The impact of thermal creep on energy pile systems

Laboratory studies on soils during non-isothermal conditions indicate the existence of thermal creep, i.e., irreversible deformation due to cyclic thermal load at constant mechanical stress. This phenomenon was seen to be significant in soft soils. Energy piles in soft soils could experience higher deformations as a result of thermal creep (dragdown) of the surrounding. Therefore, their computation requires an advanced thermoplastic constitutive model that considers this thermal creep.
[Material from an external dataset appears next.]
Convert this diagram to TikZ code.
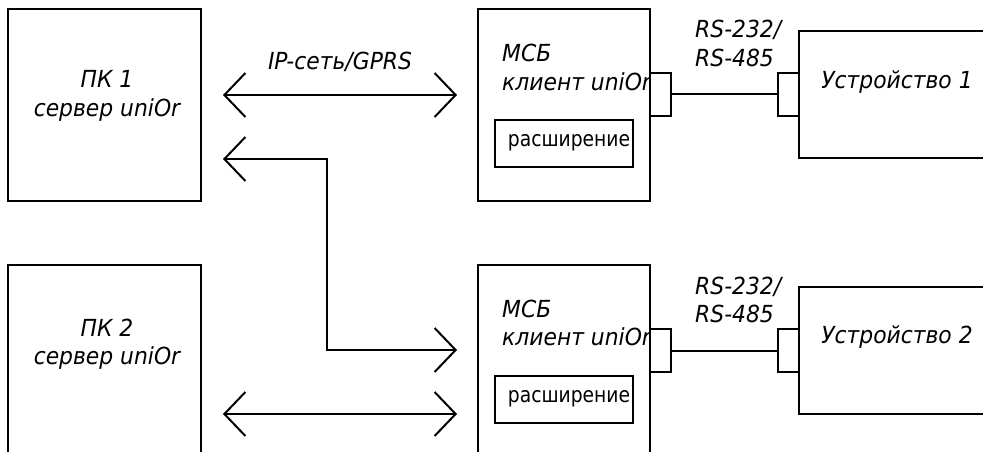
\documentclass[tikz,border=0pt]{standalone}
\usepackage{fontspec}
\setmainfont{DejaVu Sans}
\newfontfamily\tahit{DejaVu Sans}[FakeStretch=0.93]
\newfontfamily\tahup{DejaVu Sans}[FakeStretch=0.87]
\usetikzlibrary{arrows.meta}
\begin{document}
\begin{tikzpicture}[x=1pt,y=-1pt,
  box/.style={draw, line width=2pt, rectangle, inner sep=0pt, fill=white},
  lbl/.style={font=\tahit\fontsize{23.5}{28.5}\selectfont\itshape, align=center, inner sep=0pt},
  lbll/.style={lbl, align=left, anchor=west},
  extlbl/.style={font=\tahup\fontsize{21.5}{24}\selectfont, inner sep=0pt},
  conn/.style={line width=2pt},
  dbl/.style={line width=2pt, {Straight Barb[length=21pt,width=44pt]}-{Straight Barb[length=21pt,width=44pt]}, shorten <=21pt, shorten >=20pt}
]
\useasboundingbox (0,0) rectangle (983,452);
\clip (0,0) rectangle (983,452);

% main boxes
\node[box, minimum width=193pt, minimum height=192pt] (pc1) at (104.5,105) {};
\node[box, minimum width=193pt, minimum height=192pt] (pc2) at (104.5,361) {};
\node[box, minimum width=172pt, minimum height=192pt] (msb1) at (564,105) {};
\node[box, minimum width=172pt, minimum height=192pt] (msb2) at (564,361) {};
\node[box, minimum width=201pt, minimum height=127pt] (dev1) at (899.5,94.5) {};
\node[box, minimum width=201pt, minimum height=127pt] (dev2) at (899.5,350.5) {};

% texts
\node[lbl] (pc1t) at (107,96) {ПК 1\\сервер uniOr};
\node[lbl] (pc2t) at (107,344) {ПК 2\\сервер uniOr};
\node[lbll] (msb1t) at (502,67.5) {МСБ\\клиент uniOr};
\node[lbll] (msb2t) at (502,323) {МСБ\\клиент uniOr};
\node[lbl] (dev1t) at (897,82) {Устройство 1};
\node[lbl] (dev2t) at (897,337) {Устройство 2};
\node[lbll] (rs1) at (695,43.5) {RS-232/\\RS-485};
\node[lbll] (rs2) at (695,300) {RS-232/\\RS-485};
\node[lbl] (ip) at (340,62) {IP-сеть/GPRS};

% extension boxes
\node[box, minimum width=138pt, minimum height=47pt] (ext1) at (564,143.5) {};
\node[box, minimum width=138pt, minimum height=47pt] (ext2) at (564,399.5) {};
\node[extlbl] (ext1t) at (569,143) {расширение};
\node[extlbl] (ext2t) at (569,399) {расширение};

% ports
\node[box, minimum width=21pt, minimum height=43pt] (p1a) at (660.5,94.5) {};
\node[box, minimum width=21pt, minimum height=43pt] (p1b) at (788.5,94.5) {};
\node[box, minimum width=21pt, minimum height=43pt] (p2a) at (660.5,350.5) {};
\node[box, minimum width=21pt, minimum height=43pt] (p2b) at (788.5,350.5) {};
\draw[conn] (p1a.east) -- (p1b.west);
\draw[conn] (p2a.east) -- (p2b.west);

% network connectors
\coordinate (y1) at (0,95);
\coordinate (y2) at (0,159);
\coordinate (y3) at (0,350);
\coordinate (y4) at (0,414);
\coordinate (xb) at (327,0);
\draw[dbl] (pc1.east |- y1) -- (msb1.west |- y1);
\draw[dbl] (pc1.east |- y2) -| (xb |- y3) -- (msb2.west |- y3);
\draw[dbl] (pc2.east |- y4) -- (msb2.west |- y4);
\end{tikzpicture}
\end{document}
This study dives into the impact of thermal creep in energy pile systems and its impact on the performance of such piles, through field tests conducted on a new type of energy piles, i.e. a displacement cast in-situ energy pile and numerical simulations by using an advanced rate-dependent thermo-hypoplastic constitutive model. The model was calibrated and validated against non-isothermal tests and then used to simulate the behaviour of energy piles in multilayered soft soils. The results indicated that thermal creep (dragdown) of the surrounding soil during monotonic cooling resulted in a reduction of the compressive stress due to the applied mechanical load, this phenomenon was well tracked and captured by the model. Furthermore, this thermal creep due to the rearrangement of grains during cyclic thermal load resulted in a residual thermally induced compressive stress (and strains), increasing the mechanically induced residual compressive stress, which was also well captured by the model.